Here is the plot for difference in probabilites (with vs without home field advantage) and P_B

plot(seq(0.501,0.9,0.001),p_with_adv-p_without_adv,type='l',lwd=3,xlab='Probability of the Braves winning a head-head matchup',ylab='Difference in Probabilities',main="Difference in probabilites (with vs without home field advantage)")

We could see that the difference in probabilities would increase and then decrease over a series of P_B, from 0.5 to 0.9. When P_B is greater than 0.6, the difference in probabilities start to be positive, indicating that Braves have a bigger chance to win the world series with home field advantage than it does without home filed advantage.

Does the difference in probabilites (with vs without home field advantage) depend on the advantage factor?

Our previous assumption is advantage factor = 1.1, that results in a 10% increase for the home team.

Now let’s set a series of advantage factor, from 1 to 1.8, with break 0.01. Then see how the difference in probabilities would change over advantage factor.

Game location	No advantage	Advantage
ATL	P_B = 0.55	P_B^H = 0.55 * AdvantageFactor
NYC	P_B = 0.55	P_B^A = 1 − (1 − 0.55) * AdvantageFactor

p_with_adv=rep(NA,80)
p_without_adv=rep(NA,80)
# Get all possible outcomes
for (k in 1:80){
apo <- fread("all-possible-world-series-outcomes.csv")

# Home field indicator
hfi <- c(0,0,1,1,1,0,0) #{NYC, NYC, ATL, ATL, ATL, NYC, NYC}

# P_B
pb <- 0.55
advantage_multiplier <- 1+0.01*k # Set = 1.1 for advantage
pbh <- pb*advantage_multiplier
pba <- 1 - (1 - pb)*advantage_multiplier

# Calculate the probability of each possible outcome
apo[, p := NA_real_] # Initialize new column in apo to store prob
for(i in 1:nrow(apo)){
  prob_game <- rep(1, 7)
  for(j in 1:7){
    p_win <- ifelse(hfi[j], pbh, pba)
    prob_game[j] <- case_when(
        apo[i,j,with=FALSE] == "W" ~ p_win
      , apo[i,j,with=FALSE] == "L" ~ 1 - p_win
      , TRUE ~ 1
    )
  }
  apo[i, p := prod(prob_game)] # Data.table syntax
}


# Sanity check: does sum(p) == 1?
#apo[, sum(p)] # This is data.table notation

# Probability of overall World Series outcomes
apo[, sum(p), by=overall_outcome]
overall_win=apo[overall_outcome=="W"]
p_with_adv[k]=sum(overall_win$p)
p_without_adv[k]=pnbinom(3,4,0.55)
}

Here is the plot for difference in probabilites (with vs without home field advantage) and Advantage Factor

plot(seq(1.01,1.8,0.01),p_with_adv-p_without_adv,type='l',lwd=3,xlab='Advantage Factor',ylab='Difference in Probabilities',main="Difference in probabilites (with vs without home field advantage)")

It is clear that the difference in probabilities would decrease over a series of advantage factor, from 1 to 1.8. However, we should notice that the difference is negative.
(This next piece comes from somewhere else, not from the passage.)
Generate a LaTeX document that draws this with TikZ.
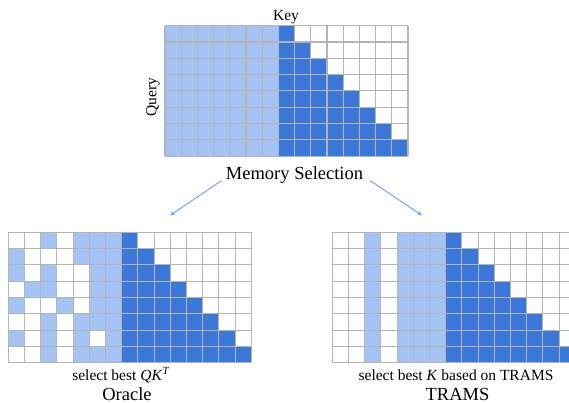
\documentclass[tikz,border=0pt]{standalone}
\usepackage{fontspec}
\setmainfont{Liberation Serif}
\usetikzlibrary{arrows.meta}
\definecolor{lightb}{HTML}{A4C2F4}
\definecolor{darkb}{HTML}{3C78D8}
\definecolor{gridc}{HTML}{B4B4B4}
\definecolor{arrowc}{HTML}{6D9EEB}
\tikzset{
  lcell/.style={fill=lightb},
  dcell/.style={fill=darkb},
  gline/.style={draw=gridc, line width=1.1pt},
  conn/.style={draw=arrowc, line width=0.9pt, -{Stealth[length=5pt,width=4pt]}},
  lbl/.style={inner sep=0pt, anchor=base, font=\fontsize{15.5}{18}\selectfont},
  biglbl/.style={inner sep=0pt, anchor=base, text depth=0pt, font=\fontsize{18.5}{22}\selectfont},
}
\newcommand\cw{16.2}
\newcommand\ch{16.3}
\newcommand\mygridlines{%
  \foreach \i in {0,...,15} {\draw[gline] (\i*\cw,0) -- (\i*\cw,8*\ch);}
  \foreach \j in {0,...,8} {\draw[gline] (0,\j*\ch) -- (15*\cw,\j*\ch);}
}
\newcommand\mydark{%
  \foreach \r in {0,...,7} {
    \pgfmathtruncatemacro\last{7+\r}
    \foreach \c in {7,...,\last} {\fill[dcell] (\c*\cw,\r*\ch) rectangle ++(\cw,\ch);}
  }
}
\begin{document}
\begin{tikzpicture}[x=1pt,y=-1pt]
\useasboundingbox (0,0) rectangle (569,403);
\clip (0,0) rectangle (569,403);
% top grid
\begin{scope}[shift={(165,25.7)}]
  \foreach \r in {0,...,7} {\foreach \c in {0,...,6} {\fill[lcell] (\c*\cw,\r*\ch) rectangle ++(\cw,\ch);}}
  \mydark
  \mygridlines
\end{scope}
% oracle grid
\begin{scope}[shift={(8.3,232.3)}]
  \foreach \r/\c in {0/2,0/4,0/5,0/6,1/0,1/4,1/5,1/6,2/0,2/2,2/5,2/6,3/1,3/2,3/5,3/6,4/0,4/3,4/5,4/6,5/2,5/4,5/5,5/6,6/0,6/2,6/4,6/6,7/2,7/4,7/5,7/6}
    {\fill[lcell] (\c*\cw,\r*\ch) rectangle ++(\cw,\ch);}
  \mydark
  \mygridlines
\end{scope}
% trams grid
\begin{scope}[shift={(332.3,232.3)}]
  \foreach \r in {0,...,7} {\foreach \c in {2,4,5,6} {\fill[lcell] (\c*\cw,\r*\ch) rectangle ++(\cw,\ch);}}
  \mydark
  \mygridlines
\end{scope}
% labels
\node[lbl] (key) at (286,20.7) {Key};
\node[inner sep=0pt, rotate=90, font=\fontsize{15.5}{18}\selectfont] (query) at (153,97) {Query};
\node[biglbl] (mem) at (294.5,180) {Memory Selection};
\node[lbl] (selo) at (121,380.2) {select best \textit{QK}\textsuperscript{\textit{T}}};
\node[biglbl] (oracle) at (127,400) {Oracle};
\node[lbl] (selt) at (456,380.2) {select best \textit{K} based on TRAMS};
\node[biglbl] (trams) at (457.5,400) {TRAMS};
% connectors
\coordinate (la) at (221.7,180.5);
\coordinate (lb) at (170,215.5);
\coordinate (ra) at (370,180.5);
\coordinate (rb) at (422,215.5);
\draw[conn] (la) -- (lb);
\draw[conn] (ra) -- (rb);
\end{tikzpicture}
\end{document}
Thus, when we take absolute value, the absolute value for difference in probabilities actually increases as advantage factor increases.

As advantage factor increases, probability to win in Atlanta P_B^H = 0.55 * advantage factor will increases, and probability to win in New York P_B^A = 1 − (1 − 0.55) * advantage factor will decrease. Since Yankees can play one more game at their home field, the probability that the Braves win world series with home filed advantage will decrease as advantage factor increases.